Still, it’s important to note that Casteel is only 31 — young to be having a museum exhibition that caps off a dizzyingly successful period since her graduation. Many of the almost 40 paintings in “Within Reach” are recognizable from the regular gallery shows she’s had in New York City since 2014, and nearly every piece comes from a private collection. This casts a slight hyped-up, market-driven pall over the presentation.
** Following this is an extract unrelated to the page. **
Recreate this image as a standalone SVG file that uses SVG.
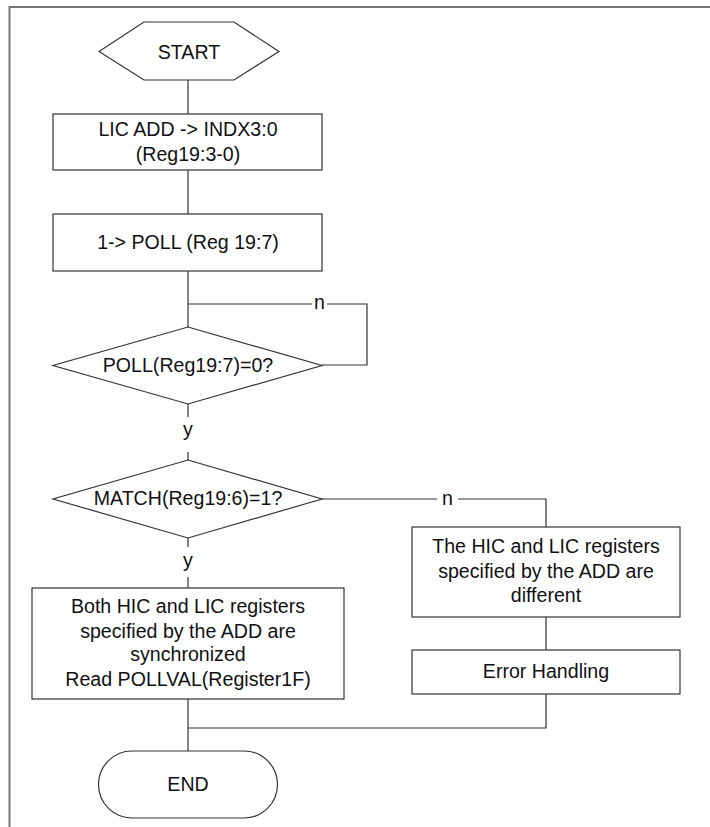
<svg xmlns="http://www.w3.org/2000/svg" width="710" height="827" viewBox="0 0 710 827">
<style>
.s{fill:#fff;stroke:#333;stroke-width:1.2}
.c{fill:none;stroke:#333;stroke-width:1.2}
.t{font-family:"Liberation Sans",Arial,sans-serif;font-size:19.6px;fill:#111;text-anchor:middle}
</style>
<rect width="710" height="827" fill="#fff"/>
<path d="M9.5,827 V7 H710" fill="none" stroke="#777" stroke-width="2"/>
<g id="connectors">
<path class="c" d="M188,80 V114"/>
<path class="c" d="M188,170 V214"/>
<path class="c" d="M188,271 V327"/>
<path class="c" d="M188,304 H312 M327,304 H367 V365 H322"/>
<path class="c" d="M188,404 V417 M188,452 V460"/>
<path class="c" d="M188,538 V547 M188,577 V588"/>
<path class="c" d="M322,499 H437 M458,499 H546 V527"/>
<path class="c" d="M546,617 V650"/>
<path class="c" d="M546,694 V728 H188"/>
<path class="c" d="M188,699 V751"/>
<text class="t" x="319.5" y="309">n</text>
<text class="t" x="447.5" y="505">n</text>
<text class="t" x="188" y="436">y</text>
<text class="t" x="188" y="567">y</text>
</g>
<g id="start">
<polygon class="s" points="99,51.5 144,22 234,22 279,51.5 234,80 144,80"/>
<text class="t" x="189" y="58.5">START</text>
</g>
<g id="set-index">
<rect class="s" x="53" y="114" width="269" height="56"/>
<text class="t" x="188" y="135.7">LIC ADD -&gt; INDX3:0</text>
<text class="t" x="188" y="160.7">(Reg19:3-0)</text>
</g>
<g id="set-poll">
<rect class="s" x="53" y="214" width="269" height="57"/>
<text class="t" x="188" y="249">1-&gt; POLL (Reg 19:7)</text>
</g>
<g id="poll-check">
<polygon class="s" points="188,327 322,365.5 188,404 53,365.5"/>
<text class="t" x="188" y="371.5">POLL(Reg19:7)=0?</text>
</g>
<g id="match-check">
<polygon class="s" points="188,460 322,499 188,538 53,499"/>
<text class="t" x="188" y="505">MATCH(Reg19:6)=1?</text>
</g>
<g id="different">
<rect class="s" x="412" y="527" width="268" height="90"/>
<text class="t" x="546" y="552.7">The HIC and LIC registers</text>
<text class="t" x="546" y="578">specified by the ADD are</text>
<text class="t" x="546" y="601.7">different</text>
</g>
<g id="error">
<rect class="s" x="412" y="650" width="268" height="44"/>
<text class="t" x="546" y="678">Error Handling</text>
</g>
<g id="synchronized">
<rect class="s" x="32" y="588" width="312" height="111"/>
<text class="t" x="188" y="613.3">Both HIC and LIC registers</text>
<text class="t" x="188" y="637.7">specified by the ADD are</text>
<text class="t" x="188" y="660.7">synchronized</text>
<text class="t" x="188" y="685.7">Read POLLVAL(Register1F)</text>
</g>
<g id="end">
<rect class="s" x="98.5" y="751" width="179" height="67" rx="33.5" ry="33.5"/>
<text class="t" x="188" y="790.5">END</text>
</g>
</svg>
Casteel is at a crucial moment when she needs to experiment and develop, not become boxed in. So it’s encouraging to see the inclusion of works from an ongoing series, begun in 2017, in which she paints scenes she’s observed on the subway. They’re not posed, and they often don’t show people’s faces, only gestures and quiet moments. The figures’ anonymity gives the scenes a heightened emotional power in our age of social distancing. Taken alongside Casteel’s portraits, they offer another way of arriving at what may be her true subject, and a message to carry with us until safer times: Getting close to other people — within reach, you might say — is a way of choosing to live in the world.